Throughput: millions of messages/second, auto-scaled. You pay per message (~$0.04 per million).
The Comparison That Actually Matters#
| Question | RabbitMQ | Kafka | Cloud Pub/Sub |
|---|---|---|---|
| Can I replay messages? | No (deleted after ACK) | Yes (offset-based) | Yes (timestamp-based) |
| Complex routing? | Yes (exchanges, bindings) | No (topics only) | No (topics only) |
| Throughput | 10K-50K msg/s | Millions msg/s | Millions msg/s |
| Operations burden | Medium | High | Zero |
| Message ordering | Per queue (FIFO) | Per partition | Per ordering key |
| Consumer model | Push (broker delivers) | Pull (consumer fetches) | Both |
So When Do You Actually Need Kafka?#
Here’s the thing. Kafka was built at LinkedIn to handle trillions of events per day across a distributed system. If that sounds like your startup with 500 users… it’s not.
You need Kafka when:
- You’re processing millions of messages per second (not thousands — millions)
- Multiple independent systems need to replay the same event stream
- You’re building real-time data pipelines (ETL, analytics, stream processing)
- You need event sourcing — a complete, replayable history of everything that happened
- You have a team that can operate a Kafka cluster (or you’re paying for Confluent Cloud)
You don’t need Kafka when:
- You’re distributing background tasks → use a task queue (Redis-based or database-backed)
- You need simple pub/sub with a few subscribers → RabbitMQ or Cloud Pub/Sub
- You’re processing < 50K messages/second → RabbitMQ handles this fine
- You don’t have a team to manage Kafka infrastructure → Cloud Pub/Sub
- “Someone said we should use Kafka” → that’s not a requirement
The Scaling Ladder#
"I need to send emails in the background"
→ Redis queue (BullMQ, Sidekiq) or database-backed (Solid Queue)
"I need services to communicate asynchronously"
→ RabbitMQ (self-hosted) or Cloud Pub/Sub (managed)
"I need complex routing — different messages to different consumers based on patterns"
→ RabbitMQ (this is its specialty)
"I need millions of messages per second with replay capability"
→ Kafka (self-managed) or Confluent Cloud (managed)

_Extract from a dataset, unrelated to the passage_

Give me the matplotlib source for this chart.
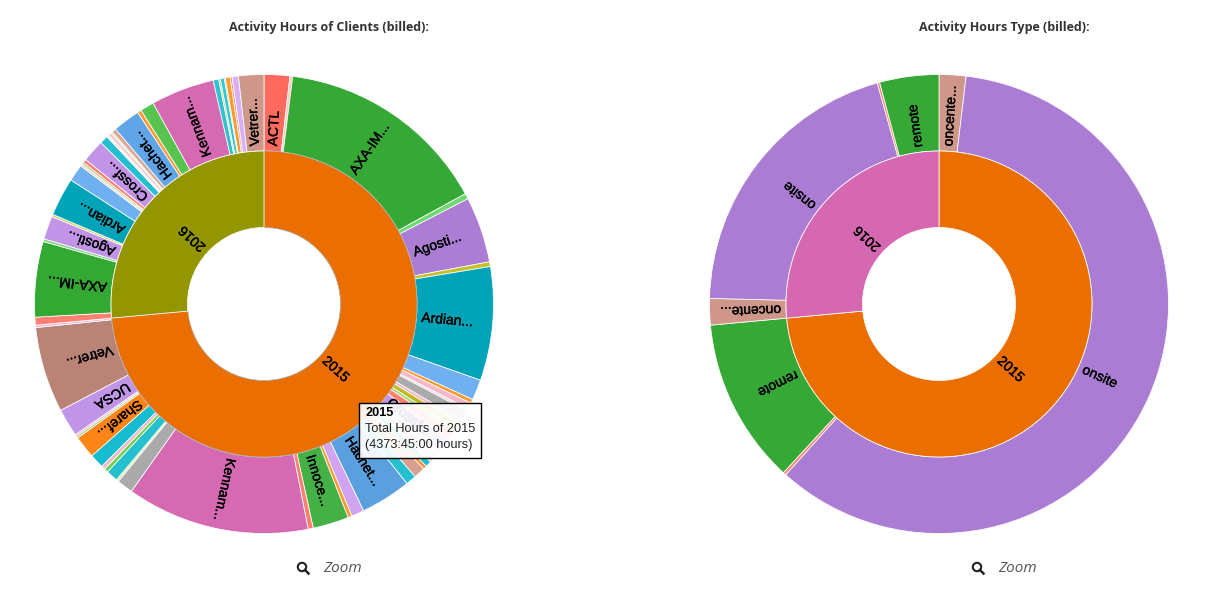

"I need all of the above and I'm on GCP"
→ Cloud Pub/Sub for most things, Kafka only for the streaming use case
The Pattern That Trips People Up#
The Saga pattern — distributed transactions across microservices using events:
Order Service → [OrderCreated] → Payment Service
Payment Service → [PaymentProcessed] → Inventory Service
Inventory Service → [ItemReserved] → Shipping Service
Something fails?
→ Compensating events flow backward to undo each step
This is where queues genuinely shine. But you can implement Saga with RabbitMQ just as well as with Kafka. The pattern is about the architecture, not the specific queue technology. Don’t let someone convince you that you need Kafka for event-driven architecture — you need a message broker. Which one depends on your actual throughput and replay requirements.
The Honest Take#
I don’t have deep production experience with any of these tools. I’ve touched RabbitMQ enough to understand the mental model. I know what Kafka is and when it makes sense. But the most useful thing I’ve learned from researching all of this is the decision framework — knowing which layer of the stack solves which problem, and not reaching for the most complex tool just because it’s the one everyone talks about.
Most applications will never outgrow a Redis-backed task queue. Many that need pub/sub will do fine with RabbitMQ or a managed service. Kafka is for a specific class of problems at a specific scale. If you’re not sure whether you need it, you probably don’t.